2.11 Survival analysis (AFT)
Accelerated Failure Time regression ("survival:aft") handles
right-censored survival times —
(require ffi/vector xgboost xgboost/private/demo-utils)
(provide run-example)
Encoding. Each raw row becomes numeric features (five numbers plus a
4-way one-hot of celltype) and an AFT label interval —
(define celltype-vocab '("squamous" "smallcell" "adeno" "large")) (struct ex (features lower upper) #:transparent) (define (encode-row r) (define time (string->number (list-ref r 3))) (define status (string->number (list-ref r 4))) (define one-hot (for/list ([c (in-list celltype-vocab)]) (if (equal? c (list-ref r 2)) 1 0))) (define features (append (map (lambda (i) (string->number (list-ref r i))) '(1 5 6 7 8)) one-hot)) (ex features (exact->inexact time) (if (= status 1) (exact->inexact time) +inf.0)))
Building DMatrices. Pack features row-major and attach the censoring bounds via the two info fields:
(define ncol 9) (define (split-rows ds) (for/fold ([tr '()] [te '()] #:result (values (reverse tr) (reverse te))) ([x (in-list ds)] [i (in-naturals)]) (if (zero? (modulo i 5)) (values tr (cons x te)) (values (cons x tr) te)))) (define (dataset->dmatrix ds) (define n (length ds)) (define features (make-f32vector (* n ncol))) (define lower (make-f32vector n)) (define upper (make-f32vector n)) (for ([x (in-list ds)] [i (in-naturals)]) (for ([v (in-list (ex-features x))] [j (in-naturals)]) (f32vector-set! features (+ (* i ncol) j) (exact->inexact v))) (f32vector-set! lower i (ex-lower x)) (f32vector-set! upper i (ex-upper x))) (define dm (make-dmatrix features #:nrow n #:ncol ncol)) (dmatrix-set-label-lower-bound! dm lower) (dmatrix-set-label-upper-bound! dm upper) dm)
The run.
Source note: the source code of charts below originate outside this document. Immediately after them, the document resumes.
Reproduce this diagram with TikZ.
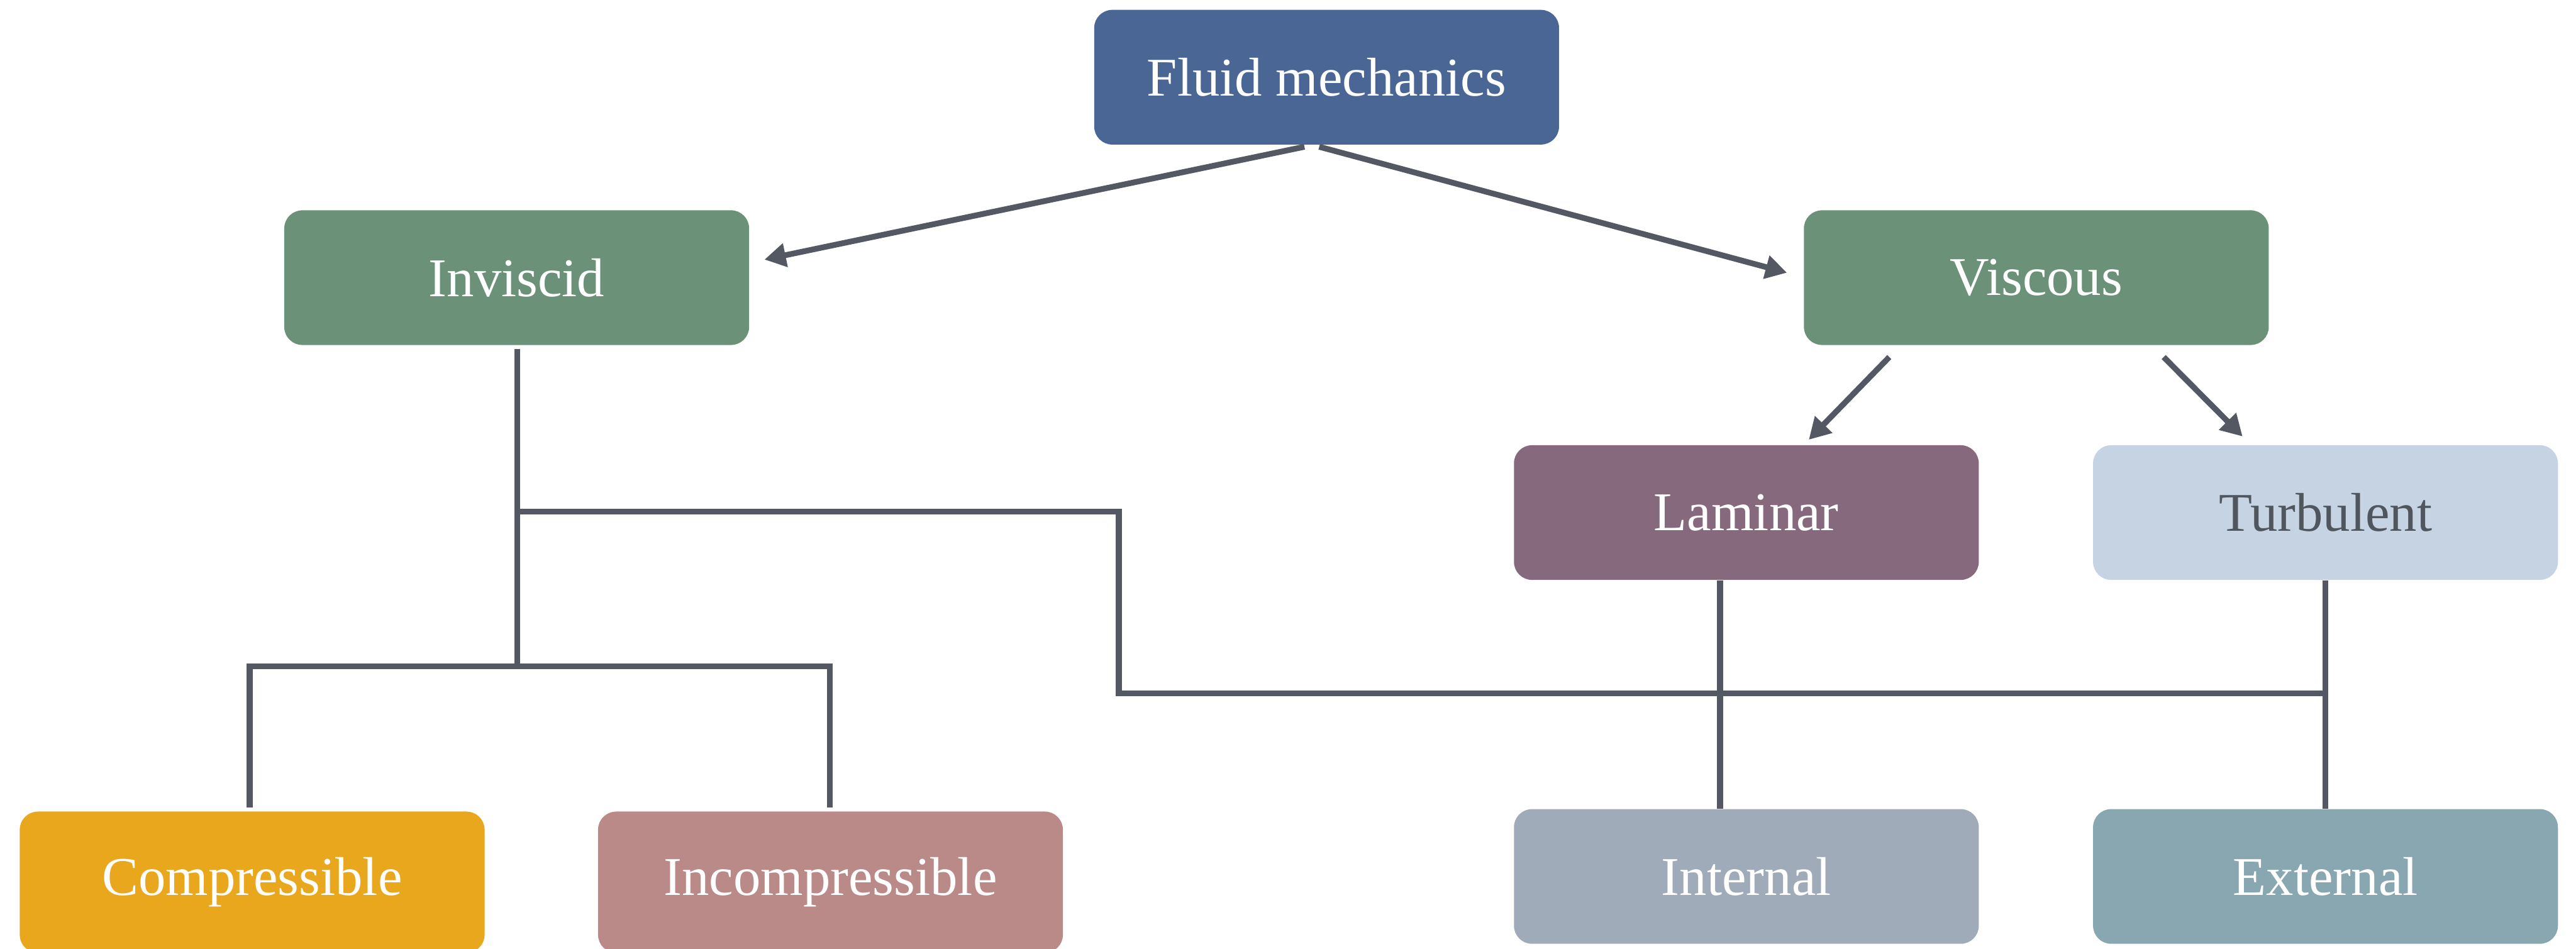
\documentclass[tikz,border=0pt]{standalone}
\usepackage{fontspec}
\setmainfont{Liberation Serif}
\usetikzlibrary{arrows.meta,calc}
\definecolor{cFM}{HTML}{4A6695}
\definecolor{cGreen}{HTML}{6B9279}
\definecolor{cLam}{HTML}{86697D}
\definecolor{cTurb}{HTML}{C5D3E2}
\definecolor{cTurbText}{HTML}{50565E}
\definecolor{cComp}{HTML}{E9A71E}
\definecolor{cIncomp}{HTML}{BA8A89}
\definecolor{cInt}{HTML}{A0ABBA}
\definecolor{cExt}{HTML}{89A7B1}
\definecolor{cLine}{HTML}{535862}
\tikzset{
  box/.style={draw=none, rounded corners=0.22cm, minimum width=5.66cm, minimum height=1.64cm,
    inner sep=0pt, text=white, font=\fontsize{18.9}{22}\selectfont},
  ln/.style={draw=cLine, line width=0.07cm, line join=miter},
  arr/.style={ln, -{Triangle[length=0.26cm,width=0.28cm]}}
}
\begin{document}
\begin{tikzpicture}[x=0.02cm,y=-0.02cm]
\clip (0,0) rectangle (1568,577.4);
\fill[white] (0,0) rectangle (1568,577.4);
\node[box,fill=cFM] (fm) at (807.5,47) {Fluid mechanics};
\node[box,fill=cGreen] (inv) at (314.5,169) {Inviscid};
\node[box,fill=cGreen] (visc) at (1239.5,169) {Viscous};
\node[box,fill=cLam] (lam) at (1063,312) {Laminar};
\node[box,fill=cTurb,text=cTurbText] (turb) at (1415.5,312) {Turbulent};
\node[box,fill=cComp,minimum height=1.72cm] (comp) at (153.5,537) {Compressible};
\node[box,fill=cIncomp,minimum height=1.72cm] (incomp) at (505.5,537) {Incompressible};
\node[box,fill=cInt] (int) at (1063,533.5) {Internal};
\node[box,fill=cExt] (ext) at (1415.5,533.5) {External};
% arrows
\draw[arr] ($(fm.south)+(-13.5,1)$) -- ($(inv.east)+(9,-11)$);
\draw[arr] ($(fm.south)+(-4.5,1)$) -- ($(visc.west)+(-10,-3)$);
\draw[arr] ($(visc.south)+(-89.5,7)$) -- ($(lam.north)+(38,-3)$);
\draw[arr] ($(visc.south)+(77.5,7)$) -- ($(turb.north)+(-50.5,-5)$);
% inviscid tree
\coordinate (jn) at ($(inv.south)+(0.5,101)$);
\coordinate (elbow) at (681,422);
\draw[ln] ($(inv.south)+(0.5,2)$) -- ($(inv.south)+(0.5,196)$);
\draw[ln] ($(comp.north)+(-1.5,-2)$) |- ($(incomp.north)+(-0.5,-88)$) -- ($(incomp.north)+(-0.5,-2)$);
\draw[ln] (jn) -| (elbow) -- (elbow -| turb.south);
% viscous tree
\draw[ln] ($(lam.south)+(-16,0)$) -- ($(int.north)+(-16,0)$);
\draw[ln] (turb.south) -- (ext.north);
\end{tikzpicture}
\end{document}
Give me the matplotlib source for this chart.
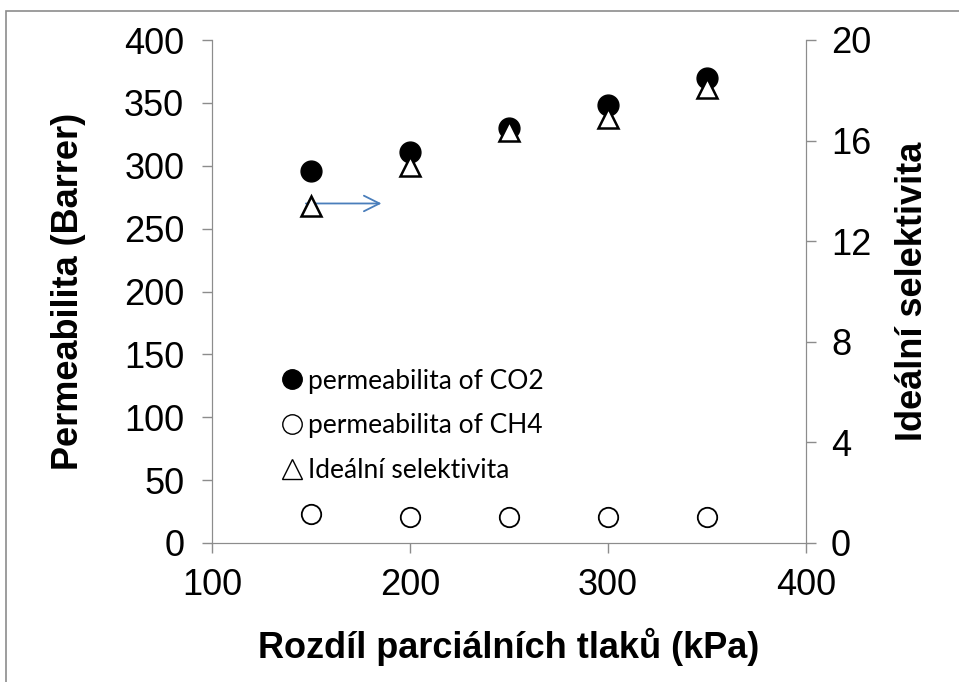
import matplotlib.pyplot as plt
from matplotlib.patches import Rectangle
from matplotlib.lines import Line2D

# data
tlak = [150, 200, 250, 300, 350]
perm_co2 = [296, 311, 330, 348, 370]
perm_ch4 = [23, 21, 21, 21, 21]
selektivita = [13.4, 15.0, 16.4, 16.9, 18.1]

plt.rcParams['font.family'] = ['Liberation Sans', 'DejaVu Sans']
grey = '#8c8c8c'

fig = plt.figure(figsize=(9.59, 6.82), dpi=100)
fig.patches.append(Rectangle((6 / 959, -0.1), 1.2, 1.1 - 11 / 682, transform=fig.transFigure,
                             fill=False, edgecolor=grey, lw=1.2))

ax = fig.add_axes([212 / 959, 1 - 543 / 682, 594 / 959, 503 / 682])
ax2 = ax.twinx()

ax.plot(tlak, perm_co2, 'o', color='black', ms=15, zorder=3)
ax.plot(tlak, perm_ch4, 'o', mfc='white', mec='black', mew=1.3, ms=14, zorder=3)
ax2.plot(tlak, selektivita, '^', mfc='white', mec='black', mew=1.8, ms=14, zorder=2)

ax.set_xlim(100, 400)
ax.set_ylim(0, 400)
ax2.set_ylim(0, 20)
ax.set_xticks([100, 200, 300, 400])
ax.set_yticks(range(0, 401, 50))
ax2.set_yticks([0, 4, 8, 12, 16, 20])

for a in (ax, ax2):
    a.spines['top'].set_visible(False)
    for s in a.spines.values():
        s.set_color(grey)
    a.tick_params(colors=grey, labelcolor='black', labelsize=26, length=7, width=1)
ax.tick_params(axis='y', pad=13)
ax.tick_params(axis='x', pad=11)
ax2.tick_params(axis='y', pad=11)

ax.set_xlabel('Rozdíl parciálních tlaků (kPa)', fontsize=26, fontweight='bold', labelpad=18)
ax.set_ylabel('Permeabilita (Barrer)', fontsize=26, fontweight='bold', labelpad=27)
ax2.set_ylabel('Ideální selektivita', fontsize=26, fontweight='bold', labelpad=17)

# arrow pointing to the right axis
ax.annotate('', xy=(187, 270), xytext=(146, 270),
            arrowprops=dict(arrowstyle='->', color='#4a7ebb', lw=1.3, mutation_scale=28))

handles = [
    Line2D([], [], marker='o', ls='', color='black', ms=14),
    Line2D([], [], marker='o', ls='', mfc='white', mec='black', ms=14),
    Line2D([], [], marker='^', ls='', mfc='white', mec='black', ms=14),
]
labels = ['permeabilita of CO2', 'permeabilita of CH4', 'Ideální selektivita']
ax.legend(handles, labels, loc='upper left', bbox_to_anchor=(272 / 959, 1 - 358 / 682),
          bbox_transform=fig.transFigure, frameon=False, prop={'family': 'Lato', 'size': 19},
          handlelength=0.7, handletextpad=0.25, labelspacing=0.75, borderaxespad=0)

fig.savefig('out.png', dpi=100)
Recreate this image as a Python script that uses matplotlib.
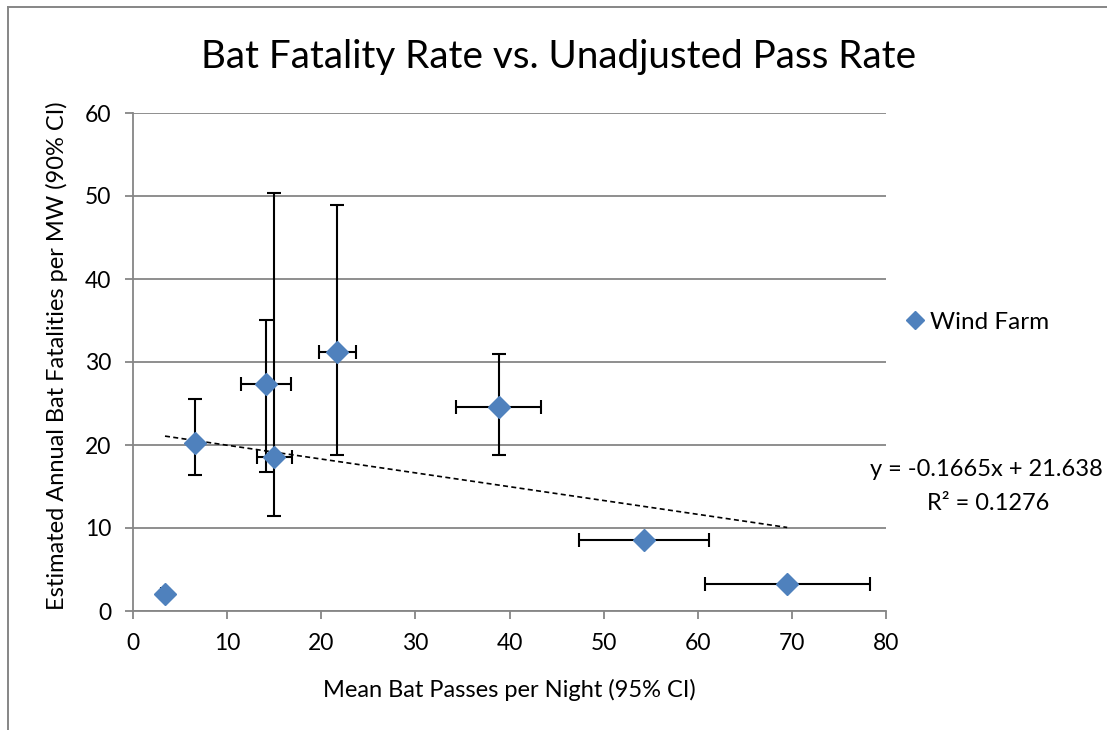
import matplotlib
matplotlib.use("Agg")
import matplotlib.pyplot as plt
import numpy as np

plt.rcParams['font.family'] = ['Lato', 'DejaVu Sans']

# Data
passes = [3.4, 6.6, 14.1, 15.0, 21.7, 38.9, 54.3, 69.5]
fatalities = [2.0, 20.3, 27.4, 18.6, 31.2, 24.6, 8.6, 3.3]
x_low = [3.0, 6.4, 11.5, 13.2, 19.8, 34.3, 47.4, 60.8]
x_high = [3.8, 6.8, 16.8, 16.9, 23.7, 43.3, 61.2, 78.3]
y_low = [1.6, 16.4, 16.7, 11.5, 18.8, 18.8, 8.6, 3.3]
y_high = [2.4, 25.5, 35.1, 50.4, 48.9, 31.0, 8.6, 3.3]
slope, intercept, r2 = -0.1665, 21.638, 0.1276

x = np.array(passes)
y = np.array(fatalities)
xerr = [x - np.array(x_low), np.array(x_high) - x]
yerr = [y - np.array(y_low), np.array(y_high) - y]

fig = plt.figure(figsize=(11.07, 7.30), dpi=100)
W, H = 1107, 730
ax = fig.add_axes([133 / W, 1 - 611 / H, (886 - 133) / W, (611 - 113) / H])

# chart border (left and top visible)
fig.add_artist(plt.Line2D([8 / W, 8 / W], [0, 1 - 7 / H], transform=fig.transFigure,
                          color='#868686', lw=1.4))
fig.add_artist(plt.Line2D([8 / W, 1], [1 - 7 / H, 1 - 7 / H], transform=fig.transFigure,
                          color='#868686', lw=1.4))

ax.errorbar(x, y, xerr=xerr, yerr=yerr, fmt='none', ecolor='black',
            elinewidth=1.5, capsize=5, capthick=1.5, zorder=3)
ax.plot(x, y, linestyle='none', marker='D', markersize=11, color='#4F81BD',
        markeredgecolor='#4F81BD', zorder=4, label='Wind Farm')

xt = np.array([x.min(), x.max()])
ax.plot(xt, slope * xt + intercept, color='black', linestyle=(0, (3, 2)),
        linewidth=1.2, zorder=2)

ax.set_xlim(0, 80)
ax.set_ylim(0, 60)
ax.set_xticks(range(0, 81, 10))
ax.set_yticks(range(0, 61, 10))
ax.grid(axis='y', color='#868686', linewidth=1.3)
ax.set_axisbelow(True)
for s in ['top', 'right']:
    ax.spines[s].set_visible(False)
for s in ['left', 'bottom']:
    ax.spines[s].set_color('#868686')
    ax.spines[s].set_linewidth(1.3)
ax.tick_params(axis='both', direction='out', length=5.5, width=1.3, color='#868686',
               labelsize=16.5, labelcolor='black', pad=10)

fig.text(509 / W, 1 - 690 / H, 'Mean Bat Passes per Night (95% CI)',
         ha='center', va='center', fontsize=17)
fig.text(57 / W, 1 - 356 / H, 'Estimated Annual Bat Fatalities per MW (90% CI)',
         ha='center', va='center', rotation=90, fontsize=17)

fig.text(559 / W, 1 - 57 / H, 'Bat Fatality Rate vs. Unadjusted Pass Rate',
         ha='center', va='center', fontsize=27.8)

ax.legend(loc='center left', bbox_to_anchor=(1.0, 0.58), frameon=False, fontsize=17.5,
          handlelength=0.6, handletextpad=0.3, markerscale=0.8)

fig.text(1103 / W, 1 - 470 / H, 'y = -0.1665x + 21.638', ha='right', va='center',
         fontsize=17)
fig.text(988 / W, 1 - 503 / H, 'R² = 0.1276', ha='center', va='center', fontsize=17)

fig.savefig('out.png', dpi=100)
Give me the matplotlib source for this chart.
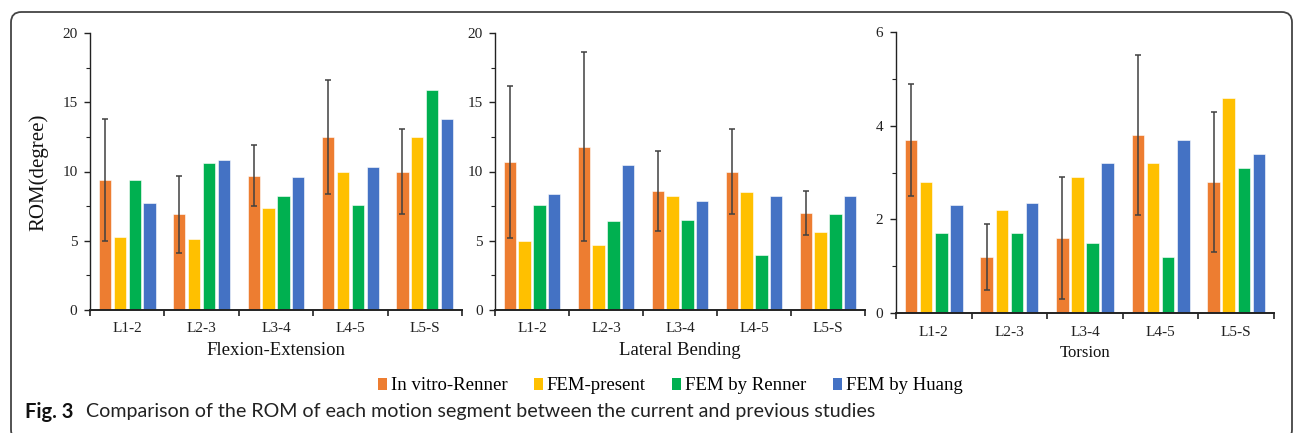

Train with a normal AFT loss, iterating by hand to collect the per-round "aft-nloglik" on both splits, then predict expected survival times on the held-out set. run-example returns the history, sanity counts, and the per-row predictions:
(define (run-example) (define dataset (map encode-row (load-veteran))) (define-values (train-set test-set) (split-rows dataset)) (define dtrain (dataset->dmatrix train-set)) (define dtest (dataset->dmatrix test-set)) (define b (train dtrain #:evals (list (cons "test" dtest)) #:objective "survival:aft" #:eval-metric "aft-nloglik" #:params '(("aft_loss_distribution" . "normal") ("aft_loss_distribution_scale" . "1.20") ("tree_method" . "hist")) #:max-depth 3 #:eta 0.05 #:verbosity 0 #:rounds 0)) (define eval-set (list (cons "train" dtrain) (cons "test" dtest))) (define history (for/list ([iter (in-range 100)]) (booster-update-one-iter! b iter dtrain) (parse-eval-line (eval-one-iter b iter eval-set)))) (define preds (predict b dtest #:as 'f32vector)) (define n-test (length test-set)) (define rows (for/list ([x (in-list test-set)] [i (in-range n-test)]) (define p (f32vector-ref preds i)) (list (ex-lower x) (ex-upper x) (equal? (ex-upper x) +inf.0) p))) (hash 'n-train (length train-set) 'n-test n-test 'n-censored-train (for/sum ([x (in-list train-set)]) (if (equal? (ex-upper x) +inf.0) 1 0)) 'history history 'n-positive (for/sum ([r (in-list rows)]) (if (positive? (cadddr r)) 1 0)) 'n-finite (for/sum ([r (in-list rows)]) (define p (cadddr r)) (if (and (not (equal? p +inf.0)) (= p p)) 1 0)) 'rows rows))
The harness "test/10-aft-survival.rkt" prints the training log and the held-out predictions, and asserts the loss falls and every prediction is a finite, positive survival time.